>> BEGIN

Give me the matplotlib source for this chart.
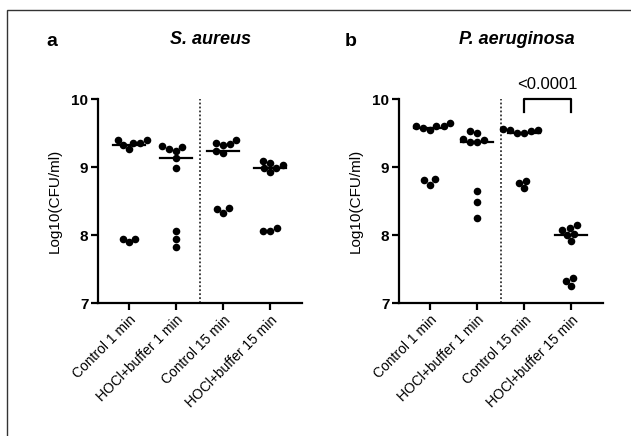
import numpy as np
import matplotlib
matplotlib.use("Agg")
import matplotlib.pyplot as plt
from matplotlib.patches import Rectangle

plt.rcParams['font.family'] = ['Liberation Sans', 'DejaVu Sans']

groups = ["Control 1 min", "HOCl+buffer 1 min", "Control 15 min", "HOCl+buffer 15 min"]

# S. aureus, Log10(CFU/ml)
sa_ctrl1 = [7.89, 7.94, 7.94, 9.26, 9.33, 9.35, 9.35, 9.40, 9.40]
sa_hocl1 = [7.83, 7.94, 8.06, 8.98, 9.13, 9.24, 9.26, 9.29, 9.31]
sa_ctrl15 = [8.33, 8.38, 8.40, 9.21, 9.24, 9.32, 9.34, 9.36, 9.40]
sa_hocl15 = [8.06, 8.06, 8.10, 8.93, 8.98, 8.99, 9.03, 9.06, 9.09]

# P. aeruginosa, Log10(CFU/ml)
pa_ctrl1 = [8.74, 8.81, 8.82, 9.55, 9.58, 9.60, 9.60, 9.61, 9.65]
pa_hocl1 = [8.25, 8.48, 8.64, 9.37, 9.37, 9.40, 9.41, 9.50, 9.53]
pa_ctrl15 = [8.69, 8.77, 8.80, 9.50, 9.50, 9.53, 9.54, 9.55, 9.56]
pa_hocl15 = [7.25, 7.33, 7.37, 7.91, 8.00, 8.02, 8.07, 8.11, 8.14]

p_label = "<0.0001"

W, H = 631, 436
fig = plt.figure(figsize=(W / 100, H / 100), dpi=100)

# frame around the figure
fig.add_artist(Rectangle((7 / W, -0.1), 1.2, 1.1 - 10 / H, transform=fig.transFigure,
                         fill=False, lw=1.0, ec="#333333"))

XPX, YPX = 47.0, 68.0   # pixels per category / per log unit
DOT = 7.3               # minimum distance between dot centres, px


def swarm(values):
    # simple beeswarm: place each point as close to the centre as possible
    vals = np.asarray(values, dtype=float)
    order = np.argsort(vals)
    placed = []
    offs = np.zeros(len(vals))
    for i in order:
        y = vals[i] * YPX
        cands = [0.0]
        for (px, py) in placed:
            dy = abs(py - y)
            if dy < DOT:
                dx = np.sqrt(DOT ** 2 - dy ** 2)
                cands += [px + dx, px - dx]
        cands.sort(key=lambda c: (abs(c), c))
        for c in cands:
            if all((c - px) ** 2 + (y - py) ** 2 >= DOT ** 2 - 1e-6 for (px, py) in placed):
                break
        placed.append((c, y))
        offs[i] = c / XPX
    return offs


def panel(rect, data, title, letter, letter_x, title_x):
    ax = fig.add_axes(rect)
    for k, vals in enumerate(data):
        x0 = k + 1
        ax.scatter(x0 + swarm(vals), vals, s=30, color="black", zorder=3, linewidths=0)
        med = np.median(vals)
        ax.plot([x0 - 0.34, x0 + 0.34], [med, med], color="black", lw=1.6, zorder=2)
    ax.axvline(2.5, color="#333333", lw=1.3, ls=(0, (1, 1.2)))
    ax.set_xlim(0.34, 4.68)
    ax.set_ylim(7, 10)
    ax.set_yticks([7, 8, 9, 10])
    ax.set_yticklabels(["7", "8", "9", "10"], fontweight="bold", fontsize=11)
    ax.set_xticks([1, 2, 3, 4])
    ax.set_xticklabels(groups, rotation=45, ha="right", rotation_mode="anchor", fontsize=10)
    for s in ["top", "right"]:
        ax.spines[s].set_visible(False)
    for s in ["left", "bottom"]:
        ax.spines[s].set_linewidth(1.6)
    ax.tick_params(width=1.6, length=5, pad=2)
    ax.set_ylabel("Log10(CFU/ml)", fontsize=11, labelpad=7)
    fig.text(letter_x / W, 1 - 42 / H, letter, fontsize=14, fontweight="bold", ha="center", va="center")
    fig.text(title_x / W, 1 - 40 / H, title, fontsize=13, fontweight="bold", fontstyle="italic",
             ha="center", va="center")
    return ax


ax1 = panel([98 / W, 1 - 303 / H, 204 / W, 204 / H],
            [sa_ctrl1, sa_hocl1, sa_ctrl15, sa_hocl15], "S. aureus", "a", 52, 210)
ax2 = panel([399 / W, 1 - 303 / H, 204 / W, 204 / H],
            [pa_ctrl1, pa_hocl1, pa_ctrl15, pa_hocl15], "P. aeruginosa", "b", 351, 517)

# significance bracket
ax2.plot([3, 3, 4, 4], [9.81, 10.0, 10.0, 9.81], color="black", lw=1.6, clip_on=False)
ax2.text(3.5, 10.1, p_label, ha="center", va="bottom", fontsize=12)

fig.savefig("out.png", dpi=100)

>> END

### [Task requirements]
Repeat the lines above, starting at the first and stopping after the line that holds "dot centres, px", with the pictures left out.

### [Reply]
Give me the matplotlib source for this chart.
import numpy as np
import matplotlib
matplotlib.use("Agg")
import matplotlib.pyplot as plt
from matplotlib.patches import Rectangle

plt.rcParams['font.family'] = ['Liberation Sans', 'DejaVu Sans']

groups = ["Control 1 min", "HOCl+buffer 1 min", "Control 15 min", "HOCl+buffer 15 min"]

# S. aureus, Log10(CFU/ml)
sa_ctrl1 = [7.89, 7.94, 7.94, 9.26, 9.33, 9.35, 9.35, 9.40, 9.40]
sa_hocl1 = [7.83, 7.94, 8.06, 8.98, 9.13, 9.24, 9.26, 9.29, 9.31]
sa_ctrl15 = [8.33, 8.38, 8.40, 9.21, 9.24, 9.32, 9.34, 9.36, 9.40]
sa_hocl15 = [8.06, 8.06, 8.10, 8.93, 8.98, 8.99, 9.03, 9.06, 9.09]

# P. aeruginosa, Log10(CFU/ml)
pa_ctrl1 = [8.74, 8.81, 8.82, 9.55, 9.58, 9.60, 9.60, 9.61, 9.65]
pa_hocl1 = [8.25, 8.48, 8.64, 9.37, 9.37, 9.40, 9.41, 9.50, 9.53]
pa_ctrl15 = [8.69, 8.77, 8.80, 9.50, 9.50, 9.53, 9.54, 9.55, 9.56]
pa_hocl15 = [7.25, 7.33, 7.37, 7.91, 8.00, 8.02, 8.07, 8.11, 8.14]

p_label = "<0.0001"

W, H = 631, 436
fig = plt.figure(figsize=(W / 100, H / 100), dpi=100)

# frame around the figure
fig.add_artist(Rectangle((7 / W, -0.1), 1.2, 1.1 - 10 / H, transform=fig.transFigure,
                         fill=False, lw=1.0, ec="#333333"))

XPX, YPX = 47.0, 68.0   # pixels per category / per log unit
DOT = 7.3               # minimum distance between dot centres, px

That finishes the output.